__What is needed__. Copy exactly, and only, the lines below from the first through the one containing "fillcolor=color, line=dict(width=0))", both included; pictures are omitted.

# start of Provided material

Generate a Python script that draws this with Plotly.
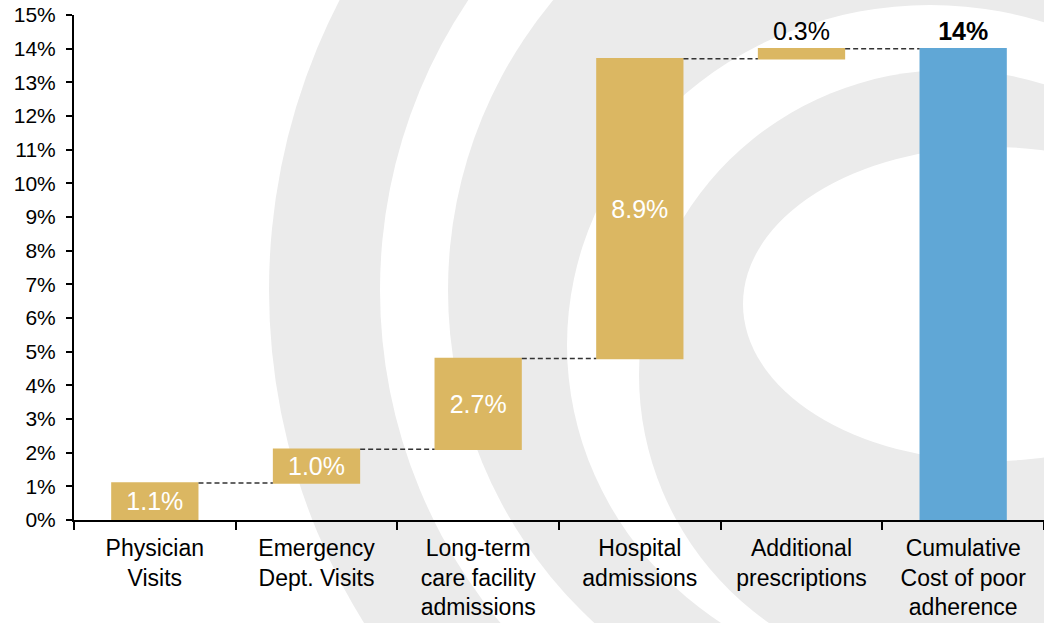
import plotly.graph_objects as go

# ---------------- data ----------------
categories = [
    "Physician<br>Visits",
    "Emergency<br>Dept. Visits",
    "Long-term<br>care facility<br>admissions",
    "Hospital<br>admissions",
    "Additional<br>prescriptions",
    "Cumulative<br>Cost of poor<br>adherence",
]
increments = [1.1, 1.0, 2.7, 8.9, 0.3]
total_value = 14.0
value_labels = ["1.1%", "1.0%", "2.7%", "8.9%", "0.3%", "<b>14%</b>"]
y_ticks = list(range(0, 16))
y_tick_labels = [f"{t}%" for t in y_ticks]

# ---------------- style ----------------
GOLD = "#DBB762"
BLUE = "#60A7D6"
WM_GREY = "#EBEBEB"
FONT = "Arial, Liberation Sans, Arimo, sans-serif"

W_FIG, H_FIG = 1044, 623
L, R, T, B = 74, 0, 15, 103
PW, PH = W_FIG - L - R, H_FIG - T - B


def px_to_paper_x(x):
    return (x - L) / PW


def px_to_paper_y(y):
    return (H_FIG - B - y) / PH


def ellipse(cx, cy, a, b, color):
    return dict(type="circle", xref="paper", yref="paper", layer="below",
                x0=px_to_paper_x(cx - a), x1=px_to_paper_x(cx + a),
                y0=px_to_paper_y(cy + b), y1=px_to_paper_y(cy - b),
                fillcolor=color, line=dict(width=0))


# decorative watermark (concentric arcs), painted back to front
shapes = [
    ellipse(900, 290, 631, 631, WM_GREY),
    ellipse(900, 290, 520, 520, "white"),
    ellipse(900, 290, 452, 452, WM_GREY),
    ellipse(930, 345, 363, 340, "white"),
    ellipse(950, 375, 311, 305, WM_GREY),
    ellipse(992, 304, 249, 157, "white"),
]

measures = ["relative"] * len(increments) + ["total"]
values = increments + [total_value]
positions = ["inside"] * 4 + ["outside", "outside"]

fig = go.Figure(go.Waterfall(
    x=categories,
    y=values,
    measure=measures,
    text=value_labels,
    textposition=positions,
    insidetextanchor="middle",
    constraintext="none",
    insidetextfont=dict(color="white", size=25, family=FONT),
    outsidetextfont=dict(color="black", size=25, family=FONT),
    increasing=dict(marker=dict(color=GOLD, line=dict(width=0))),
    decreasing=dict(marker=dict(color=GOLD, line=dict(width=0))),
    totals=dict(marker=dict(color=BLUE, line=dict(width=0))),
    connector=dict(mode="between", line=dict(color="#333333", width=1.5, dash="5px,3px")),
    cliponaxis=False,
    hoverinfo="skip",
))

fig.update_layout(
    template="none",
    width=W_FIG, height=H_FIG,
    margin=dict(l=L, r=R, t=T, b=B, pad=0),
    paper_bgcolor="white",
    plot_bgcolor="rgba(0,0,0,0)",
    font=dict(family=FONT, color="black", size=20),
    showlegend=False,
    waterfallgap=0.46,
    shapes=shapes,
    xaxis=dict(
        showline=True, linecolor="black", linewidth=2,
        ticks="outside", tickson="boundaries", ticklen=8, tickwidth=2, tickcolor="black",
        tickfont=dict(size=23, color="black", family=FONT),
        ticklabelstandoff=6,
        showgrid=False, zeroline=False, automargin=False,
    ),
    yaxis=dict(
        range=[0, 15], tickvals=y_ticks, ticktext=y_tick_labels,
        showline=True, linecolor="black", linewidth=2,
        ticks="outside", ticklen=6, tickwidth=2, tickcolor="black",
        tickfont=dict(size=21, color="black", family=FONT),
        ticklabelstandoff=6,
        showgrid=False, zeroline=False, automargin=False,
    ),
)

fig.write_html(
    "out.html",
    config={"displayModeBar": False, "staticPlot": True},
    post_script="document.body.style.margin='0';",
)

# end of Provided material

__Answer for this exercise__.
Generate a Python script that draws this with Plotly.
import plotly.graph_objects as go

# ---------------- data ----------------
categories = [
    "Physician<br>Visits",
    "Emergency<br>Dept. Visits",
    "Long-term<br>care facility<br>admissions",
    "Hospital<br>admissions",
    "Additional<br>prescriptions",
    "Cumulative<br>Cost of poor<br>adherence",
]
increments = [1.1, 1.0, 2.7, 8.9, 0.3]
total_value = 14.0
value_labels = ["1.1%", "1.0%", "2.7%", "8.9%", "0.3%", "<b>14%</b>"]
y_ticks = list(range(0, 16))
y_tick_labels = [f"{t}%" for t in y_ticks]

# ---------------- style ----------------
GOLD = "#DBB762"
BLUE = "#60A7D6"
WM_GREY = "#EBEBEB"
FONT = "Arial, Liberation Sans, Arimo, sans-serif"

W_FIG, H_FIG = 1044, 623
L, R, T, B = 74, 0, 15, 103
PW, PH = W_FIG - L - R, H_FIG - T - B


def px_to_paper_x(x):
    return (x - L) / PW


def px_to_paper_y(y):
    return (H_FIG - B - y) / PH


def ellipse(cx, cy, a, b, color):
    return dict(type="circle", xref="paper", yref="paper", layer="below",
                x0=px_to_paper_x(cx - a), x1=px_to_paper_x(cx + a),
                y0=px_to_paper_y(cy + b), y1=px_to_paper_y(cy - b),
                fillcolor=color, line=dict(width=0))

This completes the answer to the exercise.